5 August 2012

An anatomy of an Olympics Grinch...

In my youth, I quickly came to understand that it was my fate to hirple like an ailing hephalump. I never managed any pace one could dignify by calling a run, but instead lolloped slowly and inelegantly across the syrupy-seeming earth, a racing sloth. In my primary school in rural Argyll, I habitually came fourth of four in my class races, which were all heels. In secondary school in Glasgow, my body proved just as defective. Although I can swim, and my hand-eye coordination is more-or-less satisfactory, I never managed to master a skipping rope, and at football, was customarily relegated to stand lumpily between the goalposts, glumly, half-heartedly – and usually accidentally – interrupting around one shot in ten. My team-mates, all would-be strikers booting for glory, damned me for a useless so-and-so, and it was difficult to disagree with their assessment. 

Latterly, I served as a ridiculously outsize cox on ancient, hideous heavy rowing boats which we ineptly navigated up the Clyde. My talent for rugby proved less than stellar. With weary predictability, I took my allotted place among the school’s bottom stream– supportively characterised as the “all stars” by our fellow students, and officiated over by a world-weary rugby coach who styled himself “Supremo”. He wasn’t exactly kind, but Supremo was generally supportive towards the asthmatics, weeds, chubsters and hephalumps he ordered hither and thon across the muck, fumbling the lozenge-shaped ball and missing tackles.
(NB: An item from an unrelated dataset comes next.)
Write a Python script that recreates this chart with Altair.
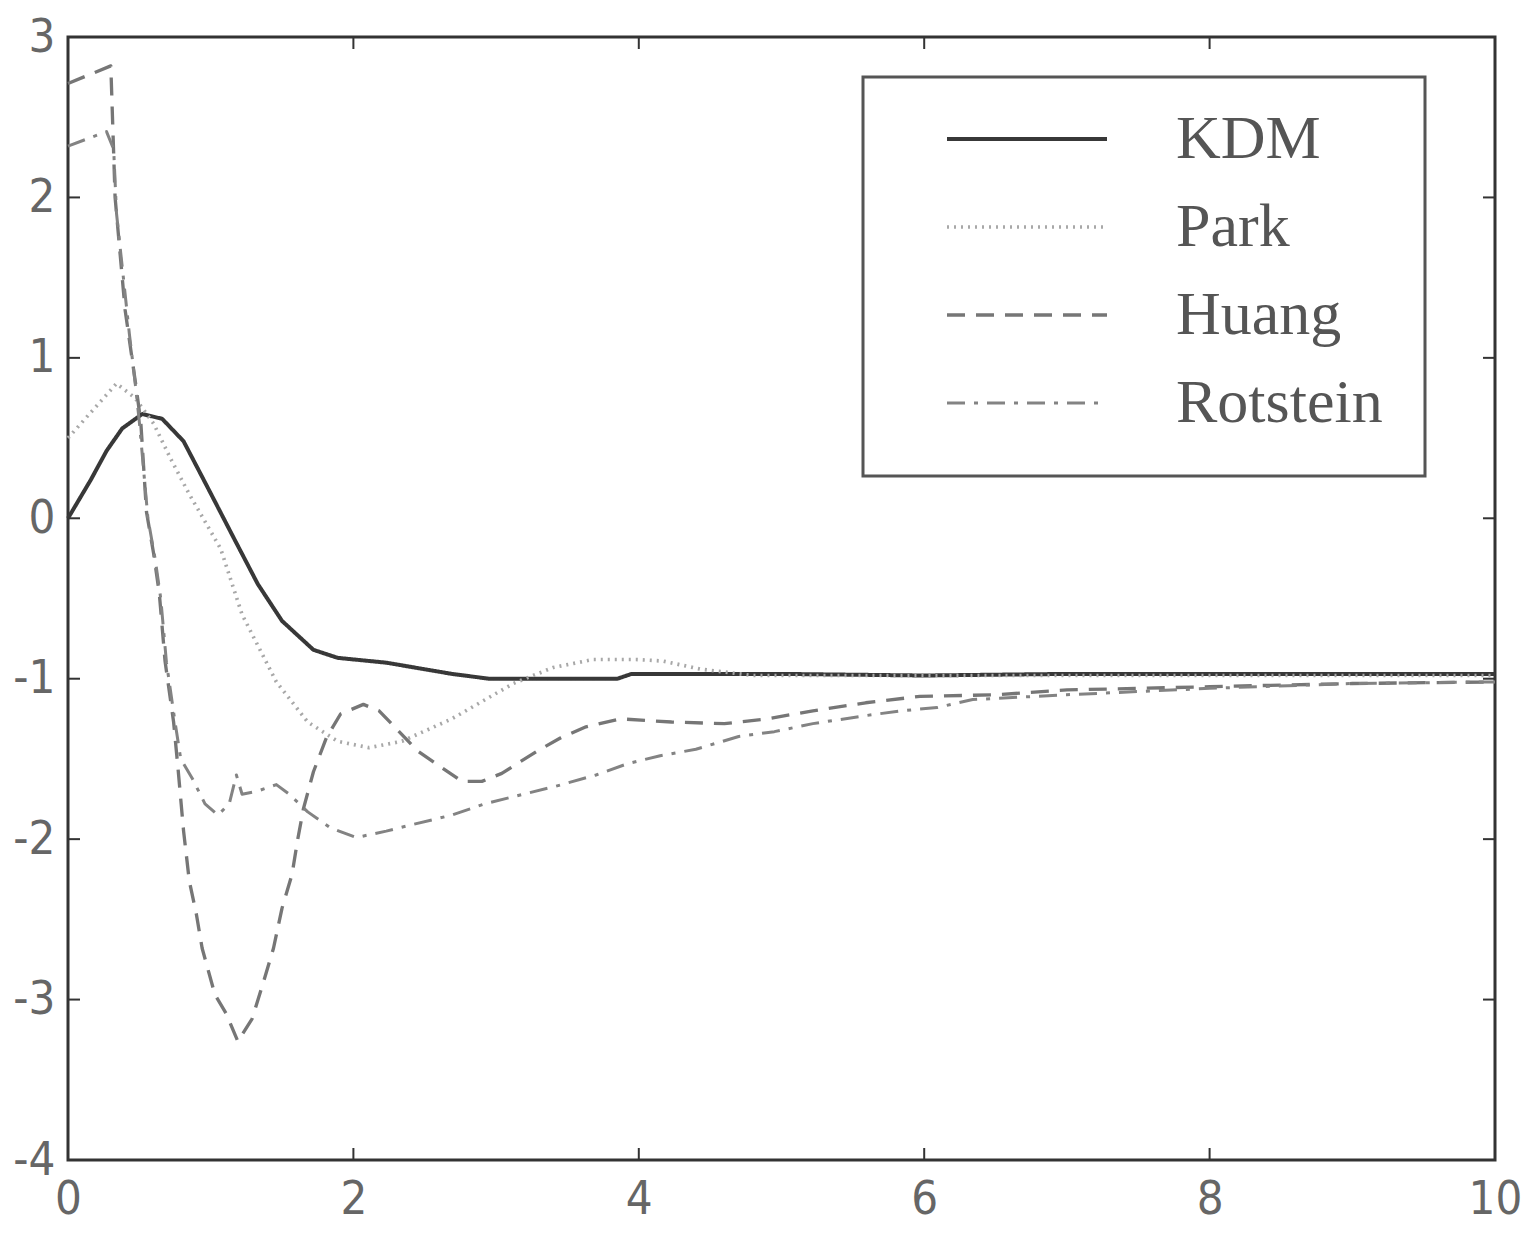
import altair as alt
import pandas as pd

# ---- data ----
x_ticks = [0, 2, 4, 6, 8, 10]
y_ticks = [-4, -3, -2, -1, 0, 1, 2, 3]
series_names = ["KDM", "Park", "Huang", "Rotstein"]

kdm_x = [0, 0.16, 0.27, 0.38, 0.52, 0.66, 0.81, 0.98, 1.16, 1.33, 1.50, 1.72, 1.89, 2.23,
         2.69, 2.95, 3.40, 3.85, 3.95, 4.5, 5.0, 6.0, 7.0, 8.0, 9.0, 10.0]
kdm_y = [0, 0.24, 0.42, 0.56, 0.65, 0.62, 0.48, 0.19, -0.12, -0.41, -0.64, -0.82, -0.87, -0.90,
         -0.97, -1.0, -1.0, -1.0, -0.97, -0.97, -0.97, -0.98, -0.97, -0.97, -0.97, -0.97]

park_x = [0, 0.34, 0.47, 0.60, 0.72, 0.85, 1.07, 1.22, 1.46, 1.68, 1.89, 2.11, 2.34, 2.69,
          3.12, 3.40, 3.68, 3.98, 4.17, 4.43, 4.8, 5.5, 6, 7, 8, 9, 10]
park_y = [0.5, 0.84, 0.75, 0.59, 0.37, 0.15, -0.19, -0.6, -1.02, -1.27, -1.39, -1.43, -1.39, -1.25,
          -1.03, -0.93, -0.88, -0.88, -0.89, -0.94, -0.98, -0.98, -0.98, -0.98, -0.98, -0.98, -0.98]

huang_x = [0, 0.30, 0.33, 0.40, 0.48, 0.51, 0.55, 0.60, 0.64, 0.68,
           0.74, 0.77, 0.81, 0.85, 0.90, 0.94, 1.03, 1.11, 1.19, 1.29,
           1.37, 1.44, 1.50, 1.57, 1.61, 1.65, 1.72, 1.81, 1.91, 2.07,
           2.18, 2.45, 2.76, 2.90, 3.04, 3.29, 3.45, 3.63, 3.87, 4.23,
           4.60, 4.90, 5.22, 5.59, 5.97, 6.5, 7.0, 8.0, 9.0, 10.0]
huang_y = [2.71, 2.82, 2.0, 1.3, 0.8, 0.6, 0.04, -0.22, -0.47, -0.89,
           -1.27, -1.55, -1.95, -2.26, -2.47, -2.68, -2.97, -3.09, -3.26, -3.12,
           -2.89, -2.68, -2.43, -2.22, -2.0, -1.81, -1.58, -1.37, -1.22, -1.16,
           -1.2, -1.45, -1.64, -1.64, -1.59, -1.45, -1.37, -1.30, -1.25, -1.27,
           -1.28, -1.25, -1.2, -1.15, -1.11, -1.1, -1.07, -1.05, -1.03, -1.02]

rot_x = [0, 0.27, 0.32, 0.34, 0.43, 0.47, 0.50, 0.56, 0.61, 0.65,
         0.69, 0.75, 0.79, 0.87, 0.96, 1.05, 1.13, 1.18, 1.22, 1.33,
         1.46, 1.55, 1.68, 1.84, 2.02, 2.23, 2.41, 2.69, 2.92, 3.19,
         3.42, 3.70, 3.92, 4.15, 4.40, 4.70, 4.95, 5.22, 5.59, 5.84,
         6.09, 6.34, 7.0, 8.0, 9.0, 10.0]
rot_y = [2.32, 2.41, 2.3, 1.9, 1.15, 0.85, 0.6, 0.0, -0.25, -0.5,
         -0.9, -1.27, -1.5, -1.62, -1.78, -1.85, -1.78, -1.6, -1.72, -1.70,
         -1.66, -1.72, -1.83, -1.93, -1.99, -1.95, -1.91, -1.85, -1.78, -1.72,
         -1.67, -1.6, -1.53, -1.48, -1.44, -1.36, -1.33, -1.28, -1.23, -1.2,
         -1.18, -1.13, -1.1, -1.06, -1.03, -1.02]

# ---- styles ----
colors = ["#383838", "#a8a8a8", "#767676", "#838383"]
dashes = [[1, 0], [2, 5], [18, 11], [18, 9, 4, 9]]
widths = [4.0, 3.0, 4.0, 3.5]

frames = []
for name, xs, ys in zip(series_names, [kdm_x, park_x, huang_x, rot_x],
                        [kdm_y, park_y, huang_y, rot_y]):
    frames.append(pd.DataFrame({"t": xs, "v": ys, "series": name,
                                "order": list(range(len(xs)))}))
df = pd.concat(frames, ignore_index=True)

W, H = 1427, 1123
AX_FONT = "Liberation Sans Narrow, DejaVu Sans Condensed, sans-serif"
neg_label = "datum.value < 0 ? '-' + abs(datum.value) : '' + datum.value"

xscale = alt.Scale(domain=[0, 10], nice=False, zero=False)
yscale = alt.Scale(domain=[-4, 3], nice=False, zero=False)

x_axis = alt.Axis(values=x_ticks, ticks=False, domain=False, grid=False,
                  labelFont=AX_FONT, labelFontSize=47, labelColor="#666",
                  labelPadding=16, labelFlush=False, labelOverlap=False,
                  labelExpr=neg_label, title=None)
y_axis = alt.Axis(values=y_ticks, ticks=False, domain=False, grid=False,
                  labelFont=AX_FONT, labelFontSize=47, labelColor="#666",
                  labelPadding=13, labelOverlap=False, labelExpr=neg_label,
                  title=None)

leg = alt.Legend(title=None, orient="none", legendX=795, legendY=40,
                 symbolType="stroke", symbolSize=25600, symbolStrokeWidth=3.5,
                 clipHeight=40, labelFont="Liberation Serif", labelFontSize=62,
                 labelColor="#555", labelOffset=67, labelLimit=500, rowPadding=26,
                 padding=42, symbolOffset=40, strokeColor="#555", fillColor="white")

lines = alt.Chart(df).mark_line(strokeCap="butt", strokeJoin="round").encode(
    x=alt.X("t:Q", scale=xscale, axis=x_axis),
    y=alt.Y("v:Q", scale=yscale, axis=y_axis),
    order="order:Q",
    color=alt.Color("series:N", scale=alt.Scale(domain=series_names, range=colors), legend=leg),
    strokeDash=alt.StrokeDash("series:N", scale=alt.Scale(domain=series_names, range=dashes), legend=leg),
    strokeWidth=alt.StrokeWidth("series:N", scale=alt.Scale(domain=series_names, range=widths), legend=None),
)

xt = pd.DataFrame({"t": x_ticks[1:-1]})
yt = pd.DataFrame({"v": y_ticks[1:-1]})
TICK = 12
tick_style = dict(color="#333", strokeWidth=2)

bottom_ticks = alt.Chart(xt).mark_rule(**tick_style).encode(
    x=alt.X("t:Q", scale=xscale, axis=x_axis), y=alt.value(H), y2=alt.value(H - TICK))
top_ticks = alt.Chart(xt).mark_rule(**tick_style).encode(
    x=alt.X("t:Q", scale=xscale, axis=x_axis), y=alt.value(0), y2=alt.value(TICK))
left_ticks = alt.Chart(yt).mark_rule(**tick_style).encode(
    y=alt.Y("v:Q", scale=yscale, axis=y_axis), x=alt.value(0), x2=alt.value(TICK))
right_ticks = alt.Chart(yt).mark_rule(**tick_style).encode(
    y=alt.Y("v:Q", scale=yscale, axis=y_axis), x=alt.value(W), x2=alt.value(W - TICK))

chart = alt.layer(lines, bottom_ticks, top_ticks, left_ticks, right_ticks).properties(
    width=W, height=H,
    autosize=alt.AutoSizeParams(type="none"),
    padding={"left": 60, "top": 29, "right": 30, "bottom": 72},
    background="white",
).configure_view(stroke="#333", strokeWidth=3).configure_legend(strokeWidth=3)

chart.save("out.html", embed_options={"renderer": "svg", "actions": False})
He was certainly an improvement on the vile beldam of a PE teacher who’d harried me through primary school - boot-faced beneath her boy’s bowl-cut, a ginger pudding set atop her snarling phizog – who despised my physical uselessness. There was nothing clandestine about the contempt flecking her flayed pig-skin voice. 

Overall, I very much enjoyed school and prospered well inside the classroom, but for me, those early experiences forever associated sport with boredom, heavy with constricting feelings of inadequacy. Of course, there are plenty of doughboys and inadequates who enthusiastically take in the football, or can admire gymnastic feats that their own soft, inflexible bodies could never hope to emulate, but I’m not one of them. I don’t follow football, nor rugby. I can dip into tennis, but it is never anything which sets my heart racing, not something feel I can participate in. Amid all the enthusiasm for the achievements of punishingly fit athletes flown from across the globe, I find myself an Olympics Grinch, unmoved, indifferent, uninterested in even the most astonishingly physical feats – but not without a little regret. 

We don’t come howling into the world, our interests and enthusiasms predetermined, but are clearly fashioned by our experiences, our encounters and opportunities. Although there is an obvious temptation to see the Olympics as the apotheosis of individual triumph, of personal victory attributable entirely to idiosyncratic physical virtues, it seems important to resist taking that understanding too far.  True, the gold, silver and bronze medals can only loop about a few necks, but delve into the careers of these athletes, and you will find them many-peopled, their individual triumphs the result of much hidden, collective labour, contingent chance, the opportunities some folk are afforded, and others miss. Billy Connolly tells a tale of walking through Glasgow with the late Jimmy Reid:  

“He’d point to a tower block and say: “Behind that window is a guy who could win Formula One. And behind that one there’s a winner of the round-the-world yacht race. And behind the next one … and none of them will ever get the chance to sit at the wheel of a racing car or in the cockpit of a yacht.” 

I’m under no illusions that I’m a frustrated Olympic sportsman, sealed in this unsatisfactory, flaccid, unathletic body, my potential squandered – but some small corner of this Olympics Grinch wishes that I could enjoy sports in the way I never have. That they didn’t summon up the recollection of a littler me, despairfully trotting out onto the games field, and a torn-faced, judgmental woman, bitter beneath her mushroom cap of carrot hair. 

7 comments :

  1. but you were more placed than other to have the chance.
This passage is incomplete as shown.